Jetzt sind wir bei dem Punkt, was Sie uns als mögliche Konsequenzen als LINKE dann hier präsentieren. Der LINKE-Fraktionsvorsitzende Dieter Hausold, der auch manchmal hier im Haus ist, schlägt uns dazu vor:

Erstens: Mindestlöhne, die allerdings mit Sicherheit eher Arbeitsplätze vernichten als neue schaffen. Dazu haben wir mehrfach hier diskutiert.

(Zwischenruf Abg. Blechschmidt, DIE LINKE: Ein Glück, dass der Wirtschafts- minister das jetzt verlangt.)

Zweitens: Herr Hausold schlägt uns manchmal vor, wenn er in der Plenarsitzung da ist, Erhöhung der Hartz-IV-Leistung. Ich habe vorhin schon etwas dazu gesagt. Das wird anhand des Existenzminimumberichts der Bundesregierung in Berlin zu entscheiden sein.

Das gilt im Übrigen auch für die dritte Anregung, die er uns mit auf den Weg gegeben hat - Steuersenkung für kleine und mittlere Unternehmen. Auch das wird durchaus in Berlin zu diskutieren und zu entscheiden sein. Kein Wort allerdings darüber von den LINKEN, woher - außer mit neuen Schulden - das Geld dafür kommen könnte. Auch kein Wort darüber, dass die Entscheidungen, die im Bund getroffen werden, durchaus auf dieser Ebene auch seit geraumer Zeit diskutiert werden. Da muss ich Ihnen sagen, auch da bietet sich ein Zitat an. Selbst der Landesgeschäftsführer der Parität in Thüringen

Reinhard Müller beklagt bei vielen der populistischen Forderungen einen Hang zur Klientelpolitik. Er hat recht. Er hat zweifellos recht bei dem, was wir teilweise an Forderungen in den letzten Tagen erlebt haben.

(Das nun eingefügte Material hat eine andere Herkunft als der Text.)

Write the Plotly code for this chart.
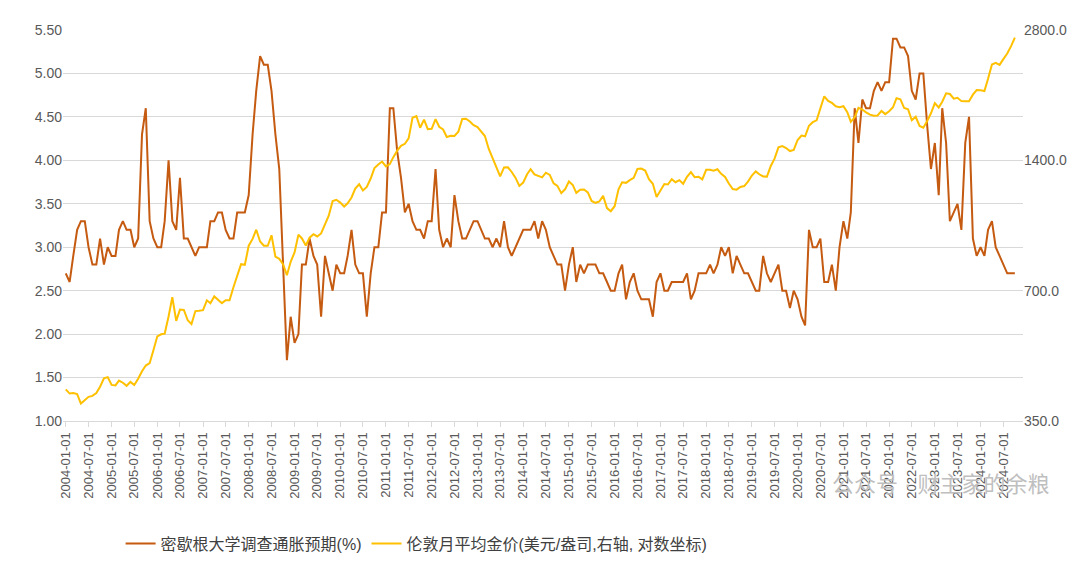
import plotly.graph_objects as go
import pandas as pd

start = "2004-01-01"
michigan = [
 2.7,2.6,2.9,3.2,3.3,3.3,3.0,2.8,2.8,3.1,2.8,3.0,
 2.9,2.9,3.2,3.3,3.2,3.2,3.0,3.1,4.3,4.6,3.3,3.1,
 3.0,3.0,3.3,4.0,3.3,3.2,3.8,3.1,3.1,3.0,2.9,3.0,
 3.0,3.0,3.3,3.3,3.4,3.4,3.2,3.1,3.1,3.4,3.4,3.4,
 3.6,4.3,4.8,5.2,5.1,5.1,4.8,4.3,3.9,2.8,1.7,2.2,
 1.9,2.0,2.8,2.8,3.1,2.9,2.8,2.2,2.9,2.7,2.5,2.8,
 2.7,2.7,2.9,3.2,2.8,2.7,2.7,2.2,2.7,3.0,3.0,3.4,
 3.4,4.6,4.6,4.1,3.8,3.4,3.5,3.3,3.2,3.2,3.1,3.3,
 3.3,3.9,3.2,3.0,3.1,3.0,3.6,3.3,3.1,3.1,3.2,3.3,
 3.3,3.2,3.1,3.1,3.0,3.1,3.0,3.3,3.0,2.9,3.0,3.1,
 3.2,3.2,3.2,3.3,3.1,3.3,3.2,3.0,2.9,2.8,2.8,2.5,
 2.8,3.0,2.6,2.8,2.7,2.8,2.8,2.8,2.7,2.7,2.6,2.5,
 2.5,2.7,2.8,2.4,2.6,2.7,2.5,2.4,2.4,2.4,2.2,2.6,
 2.7,2.5,2.5,2.6,2.6,2.6,2.6,2.7,2.4,2.5,2.7,2.7,
 2.7,2.8,2.7,2.8,3.0,2.9,3.0,2.7,2.9,2.8,2.7,2.7,
 2.6,2.5,2.5,2.9,2.7,2.6,2.7,2.8,2.5,2.5,2.3,2.5,
 2.4,2.2,2.1,3.2,3.0,3.0,3.1,2.6,2.6,2.8,2.5,3.0,
 3.3,3.1,3.4,4.6,4.2,4.7,4.6,4.6,4.8,4.9,4.8,4.9,
 4.9,5.4,5.4,5.3,5.3,5.2,4.8,4.7,5.0,5.0,4.4,3.9,
 4.2,3.6,4.6,4.2,3.3,3.4,3.5,3.2,4.2,4.5,3.1,2.9,
 3.0,2.9,3.2,3.3,3.0,2.9,2.8,2.7,2.7,2.7]
gold = [
 414,405,406,404,384,392,398,400,406,420,439,442,
 424,423,434,429,422,431,424,438,456,470,476,510,
 549,555,557,610,676,596,633,632,598,586,628,629,
 631,665,655,679,667,655,665,665,713,754,806,803,
 889,922,968,909,889,889,940,839,829,806,760,816,
 858,943,924,890,928,945,934,949,996,1043,1127,1135,
 1118,1095,1114,1149,1205,1233,1193,1215,1271,1343,1370,1391,
 1356,1372,1424,1474,1512,1529,1573,1756,1772,1665,1739,1652,
 1656,1743,1674,1650,1585,1596,1594,1630,1744,1747,1721,1688,
 1670,1627,1593,1487,1414,1343,1286,1348,1349,1316,1275,1222,
 1244,1300,1336,1299,1287,1279,1311,1296,1239,1222,1176,1200,
 1251,1227,1178,1198,1199,1181,1128,1117,1125,1159,1086,1068,
 1097,1200,1246,1242,1260,1276,1337,1340,1326,1266,1236,1152,
 1192,1234,1231,1266,1246,1260,1236,1283,1315,1280,1283,1265,
 1331,1331,1325,1335,1303,1282,1238,1202,1198,1215,1221,1250,
 1291,1320,1300,1285,1284,1359,1413,1500,1510,1495,1471,1480,
 1560,1597,1591,1683,1715,1732,1846,1968,1921,1900,1866,1858,
 1867,1808,1718,1760,1850,1834,1807,1785,1775,1777,1821,1790,
 1817,1856,1948,1937,1849,1837,1733,1765,1681,1665,1726,1798,
 1898,1854,1912,2000,1992,1943,1952,1918,1916,1916,1985,2034,
 2033,2024,2160,2331,2351,2326,2398,2470,2570,2690,2760]
dates = pd.date_range(start, periods=len(michigan), freq="MS")
tick_dates = pd.date_range("2004-01-01", "2024-07-01", freq="6MS")
tick_text = [d.strftime("%Y-%m-%d") for d in tick_dates]
left_ticks = [1.0 + 0.5*i for i in range(10)]
right_ticks = [350, 700, 1400, 2800]

font = "Liberation Sans, Noto Sans CJK SC"
fig = go.Figure()
fig.add_trace(go.Scatter(x=dates, y=michigan, mode="lines", name="密歇根大学调查通胀预期(%)",
                         line=dict(color="#C55A11", width=2)))
fig.add_trace(go.Scatter(x=dates, y=gold[:len(dates)], mode="lines", yaxis="y2",
                         name="伦敦月平均金价(美元/盎司,右轴, 对数坐标)",
                         line=dict(color="#FFC000", width=2)))
fig.update_layout(
    width=1080, height=565, plot_bgcolor="white", paper_bgcolor="white",
    margin=dict(l=55, r=65, t=22, b=137),
    font=dict(family=font, size=14, color="#595959"),
    xaxis=dict(range=[pd.Timestamp("2003-12-10"), pd.Timestamp("2024-12-05")],
               tickvals=tick_dates, ticktext=tick_text, tickangle=-90, automargin=False,
               showgrid=False, showline=True, linecolor="#D9D9D9",
               ticks="outside", tickcolor="#D9D9D9", ticklen=5, tickfont=dict(size=13)),
    yaxis=dict(range=[1, 5.5], tickvals=left_ticks, tickformat=".2f",
               gridcolor="#D9D9D9", zeroline=False, automargin=False),
    yaxis2=dict(type="log", overlaying="y", side="right", range=[2.544068, 3.447158],
                tickvals=right_ticks, ticktext=[f"{v:.1f}" for v in right_ticks],
                showgrid=False, zeroline=False, automargin=False),
    legend=dict(orientation="h", x=0.06, y=-0.27, xanchor="left", yanchor="top",
                font=dict(size=16, color="#404040")),
    showlegend=True,
)
fig.add_annotation(text="公众号 · 财主家的余粮", xref="paper", yref="paper", x=1.03, y=-0.2,
                   xanchor="right", showarrow=False, font=dict(size=22, color="#BFBFBF"))
fig.write_html("out.html")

Es gibt, das stelle ich fest, im Übrigen auch keine Patentrezepte. Wir sollten also vorsichtig sein, wenn wir den Menschen vorgaukeln, dass jemand das Patentrezept zur Armutsbekämpfung in der Tasche hätte.

In Punkt 2 fordern die LINKEN einen Armuts- und Reichtumsbericht für Thüringen bis zum Oktober 2008. Da glaubt selbst Herr Kubitzki nicht richtig dran, glaube ich. Auch wenn Sie den Bogen geschlagen haben, Sie hätten den Antrag vielleicht schon vor einem Monat geschrieben. Wenn man weiß, dass die Bundesregierung über zwei Jahre gebraucht hat, um die Daten zu erfassen, zusammenzutragen, auszuwerten, um einen Armuts- und Reichtumsbericht zusammenzustellen, da bin ich sehr nahe bei dem, was Herr Pilger gesagt hat. Herr Pilger hat gesagt, das ist nicht realistisch. Ich füge hinzu, das ist Populismus pur und das gilt auch für den geforderten Maßnahmekatalog zur langfristigen Beseitigung der Armutsursachen. Auch das ist in diesem Zeitraum weder inhaltlich noch zeitlich umzusetzen.